3. A commitment by you to give whichever Iraqi general succeeds Saddam a chance to work with you and the United Nations to complete the disarmament in good faith and begin political liberalization --- before you opt for any military action. Iraq is a highly tribalized society, Mr. President, and it can be held together for now only by the Iraqi army. We know, though, there are Iraqi generals eager to put Iraq onto a more normal path. It is true that if you occupied Iraq, you could have more control over its transformation. You also could find yourself in a hornet's nest.

_______________________

Interesting - why would the 'former USSR' want Saddam?

And WHY are 'TRIBES' more difficult to unify into a nation .... where's their national pride, national value system?

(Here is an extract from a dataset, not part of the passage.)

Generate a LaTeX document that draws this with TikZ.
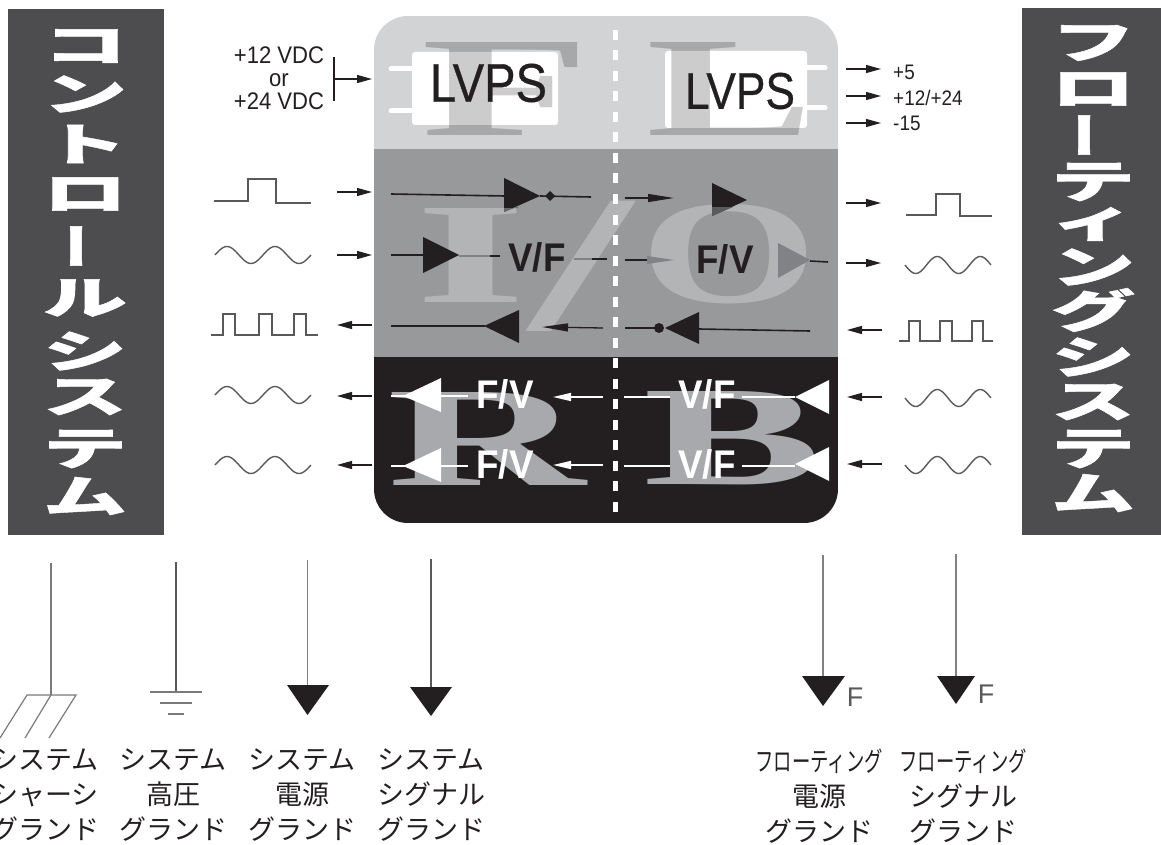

rshow55 - 10:46pm Jan 29, 2003 EST (# 8339 of 8349) Delete Message
Can we do a better job of finding truth? YES. Click "rshow55" for some things Lchic and I have done and worked for on this thread.

Almarst has often pointed out - with good evidence - the fact that the US has often been far from unambiguously "one of the good guys."

lchic says:

Showalter - even though the UN and the data doesn't add up to taking out Saddam .... because he's complied

If he's complied, the US should do as it agreed. People on the Security Council should be pretty clear, at least privately, about what that is.

International law needs to develop so that standards of internationally agreed-upon decency come to be accepted by individual states - by a mix of force and persuasion. We aren't there yet. It seems to me that we need to move in that direction - not away from it.

In my view, that means that the United States has to care a great deal about what other nations want to happen.

I think we need to get to a point where international law can work.

For that to happen - nation states have to agree -and keep their agreements.

In the Security Council discussions leading to the inspections - the Bush administration pushed its position hard -discussed a great deal --- and there were many, many, many discussions, and assurances with many nations.

The committments made - the agreements about meaning people were assured of - need to be honored.

International law is evolving - and the Bush administration is right that there have to be exceptions to the blanket prohibition on invasion. There have to be exceptions to some other blanket rules, as well.

But the purpose of exceptions is to further the purpose of the basic rule.

Not just to set the rule aside.

- - - -

Brutal dictators have terrorised their own people much too often - but if we were less tolerant of lies - more insistent on getting facts straight - they'd have a much harder time doing it.

Too often the world has looked away - but if there was more insistence on the truth - there would be much less looking away.

Too often the 'mess' gets wider, deeper, uglier - but if the "right to lie" was not so cherished - messes would clean up more often - by ordinary human work.

Too often innocents suffer - - and the more deception and lies are tolerated - the more likely that is.

Too often national economies are trampled --- and for decades - - by patterns that couldn't stand the light of day - if only the light of day shone more clearly.

- -

If getting facts straight were morally forcing - we'd have a lot better chance of solving human problems.

Just now, in the Middle East, and in the Koreas - I think there's more "bang for the buck" to be had from efforts toward getting honesty (from everybody involved) that can be had with military force operating unilaterally. We live in a far more information-rich world than ever before - and there are new possibilities we ought to take advantage of.